Eric Falkenstein said...

F&F?

Anonymous said...

fnm/fre

Eric Falkenstein said...

I haven't seen data on housing prices, or mortgage defaults in other countries. Do you have any?

I think Fannie and Freddie are basically causes and symptoms. Their mortgage 'innovations' could not have occurred without the zeitgeist that such changes were not just innocuous, but just and good. Academics and politicians saw these important changes as good things. Investor at the bottom were cowed by the academics, who 'proved' that the old underwriting standards were arbitrary and outdated, and they had no hard data to prove the new mortgage rules were too lax.
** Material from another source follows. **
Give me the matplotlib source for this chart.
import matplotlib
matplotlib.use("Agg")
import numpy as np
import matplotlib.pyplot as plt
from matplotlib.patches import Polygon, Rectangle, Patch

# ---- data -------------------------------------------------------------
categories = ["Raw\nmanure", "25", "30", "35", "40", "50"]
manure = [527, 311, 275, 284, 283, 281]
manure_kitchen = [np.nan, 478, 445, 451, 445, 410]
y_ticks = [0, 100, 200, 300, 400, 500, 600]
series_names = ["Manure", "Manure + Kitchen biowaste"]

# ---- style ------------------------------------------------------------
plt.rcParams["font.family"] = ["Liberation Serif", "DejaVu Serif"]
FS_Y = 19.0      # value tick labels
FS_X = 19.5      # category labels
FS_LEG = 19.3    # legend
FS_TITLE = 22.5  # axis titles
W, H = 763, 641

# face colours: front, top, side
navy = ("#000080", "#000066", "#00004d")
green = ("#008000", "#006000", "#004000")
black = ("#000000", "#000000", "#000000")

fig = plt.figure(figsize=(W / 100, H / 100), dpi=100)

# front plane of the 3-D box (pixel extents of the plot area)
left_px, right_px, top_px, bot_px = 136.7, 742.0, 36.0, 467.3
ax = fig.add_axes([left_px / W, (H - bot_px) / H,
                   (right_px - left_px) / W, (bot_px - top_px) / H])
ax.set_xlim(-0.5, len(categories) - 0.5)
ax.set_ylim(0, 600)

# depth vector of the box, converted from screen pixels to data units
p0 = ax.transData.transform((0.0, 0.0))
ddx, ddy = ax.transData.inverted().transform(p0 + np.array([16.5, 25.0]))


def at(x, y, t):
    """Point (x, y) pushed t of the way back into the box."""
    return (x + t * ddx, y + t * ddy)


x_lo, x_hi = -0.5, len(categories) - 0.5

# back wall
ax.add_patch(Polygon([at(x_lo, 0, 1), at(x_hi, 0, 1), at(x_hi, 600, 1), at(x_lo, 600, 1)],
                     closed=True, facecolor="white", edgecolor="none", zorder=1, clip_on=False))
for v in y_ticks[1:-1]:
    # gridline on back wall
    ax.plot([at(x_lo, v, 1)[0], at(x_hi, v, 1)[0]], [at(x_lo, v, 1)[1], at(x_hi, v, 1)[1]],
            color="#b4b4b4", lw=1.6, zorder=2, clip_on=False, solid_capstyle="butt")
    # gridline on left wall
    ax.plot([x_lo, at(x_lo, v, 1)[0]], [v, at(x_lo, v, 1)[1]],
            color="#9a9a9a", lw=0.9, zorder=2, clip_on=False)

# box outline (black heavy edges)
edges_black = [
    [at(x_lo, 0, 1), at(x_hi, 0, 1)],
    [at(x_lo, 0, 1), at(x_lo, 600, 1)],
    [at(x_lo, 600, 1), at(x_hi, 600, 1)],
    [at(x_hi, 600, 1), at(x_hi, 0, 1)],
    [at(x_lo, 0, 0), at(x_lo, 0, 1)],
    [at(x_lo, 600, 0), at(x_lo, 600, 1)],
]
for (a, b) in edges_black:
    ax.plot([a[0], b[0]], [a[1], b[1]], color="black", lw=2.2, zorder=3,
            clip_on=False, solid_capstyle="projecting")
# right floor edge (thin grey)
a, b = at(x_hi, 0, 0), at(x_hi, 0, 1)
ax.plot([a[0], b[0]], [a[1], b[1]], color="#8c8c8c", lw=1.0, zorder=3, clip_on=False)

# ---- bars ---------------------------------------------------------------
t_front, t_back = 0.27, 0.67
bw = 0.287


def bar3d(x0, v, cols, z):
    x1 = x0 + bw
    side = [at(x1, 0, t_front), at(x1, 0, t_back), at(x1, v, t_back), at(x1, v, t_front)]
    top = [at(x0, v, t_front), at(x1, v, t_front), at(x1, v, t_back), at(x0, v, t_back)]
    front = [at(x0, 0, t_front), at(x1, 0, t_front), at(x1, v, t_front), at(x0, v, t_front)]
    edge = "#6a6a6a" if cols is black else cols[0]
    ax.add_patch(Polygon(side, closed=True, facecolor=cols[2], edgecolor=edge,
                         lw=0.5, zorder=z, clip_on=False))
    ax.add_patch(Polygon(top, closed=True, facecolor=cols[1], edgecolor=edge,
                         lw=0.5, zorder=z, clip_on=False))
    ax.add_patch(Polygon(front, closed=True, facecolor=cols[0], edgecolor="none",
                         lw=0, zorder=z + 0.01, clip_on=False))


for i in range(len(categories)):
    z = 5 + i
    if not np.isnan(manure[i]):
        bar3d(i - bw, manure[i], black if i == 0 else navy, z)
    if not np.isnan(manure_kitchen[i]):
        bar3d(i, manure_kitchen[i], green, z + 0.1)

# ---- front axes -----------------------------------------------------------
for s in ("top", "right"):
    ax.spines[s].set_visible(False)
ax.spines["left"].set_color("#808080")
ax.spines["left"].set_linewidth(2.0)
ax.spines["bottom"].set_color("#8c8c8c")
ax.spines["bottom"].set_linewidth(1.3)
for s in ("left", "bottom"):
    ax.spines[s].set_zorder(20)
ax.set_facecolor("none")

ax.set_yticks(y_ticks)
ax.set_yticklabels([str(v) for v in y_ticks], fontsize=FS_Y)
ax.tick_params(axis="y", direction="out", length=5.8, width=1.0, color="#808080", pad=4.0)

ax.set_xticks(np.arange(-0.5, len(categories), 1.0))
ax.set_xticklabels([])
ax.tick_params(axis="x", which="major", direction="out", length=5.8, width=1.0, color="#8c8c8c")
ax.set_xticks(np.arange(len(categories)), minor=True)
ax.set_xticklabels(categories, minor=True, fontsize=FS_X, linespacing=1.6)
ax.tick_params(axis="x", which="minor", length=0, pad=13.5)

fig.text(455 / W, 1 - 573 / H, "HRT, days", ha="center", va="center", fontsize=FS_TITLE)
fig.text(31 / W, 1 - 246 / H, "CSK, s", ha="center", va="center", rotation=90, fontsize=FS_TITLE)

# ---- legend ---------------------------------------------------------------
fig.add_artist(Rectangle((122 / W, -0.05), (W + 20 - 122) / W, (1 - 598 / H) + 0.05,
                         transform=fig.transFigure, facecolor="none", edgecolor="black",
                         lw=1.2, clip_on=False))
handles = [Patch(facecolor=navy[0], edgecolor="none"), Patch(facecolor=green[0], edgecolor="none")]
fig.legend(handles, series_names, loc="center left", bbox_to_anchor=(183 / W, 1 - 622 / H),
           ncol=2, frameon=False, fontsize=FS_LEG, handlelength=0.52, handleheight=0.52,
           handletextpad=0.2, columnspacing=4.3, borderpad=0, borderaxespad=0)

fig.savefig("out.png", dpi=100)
As per how can I know I'm not shoehorning information into my interpretation. I was led to this interpretation by what I see to be the facts, and researching the data and various others' interpretations. I may be wrong, but if I were to fill my head with an infinite regress of doubts about my biases and assumptions, I would just say 'I don't know anything', which some might say, 'great!', but that is quite nihilistic epistemologically, and not very helpful. No one wants to read someone, or to manage someone, or to invest with someone, who merely says and acts as if he knows nothing. To say 'everyone knows nothing' is the kind of thing that appeals to the inner Holden Caulfield in us, but it's just as naive as thinking experts know everything.

Anonymous said...

foreclosure rates variances are not really comparable b/c in other countries they come after you if you don't pay. you can't just send the keys. but pretty much everywhere they doubled or tripled from a year ago. however when i look at price increases and price/income ratios i expect a tsunami. australia for example is smth like 8 to 1.
i was asking about the confirmation bias not necessarily in this case, but if you knew of good (quantitative) methods to guard against it. so i guess is just gather as much facts and use common sense.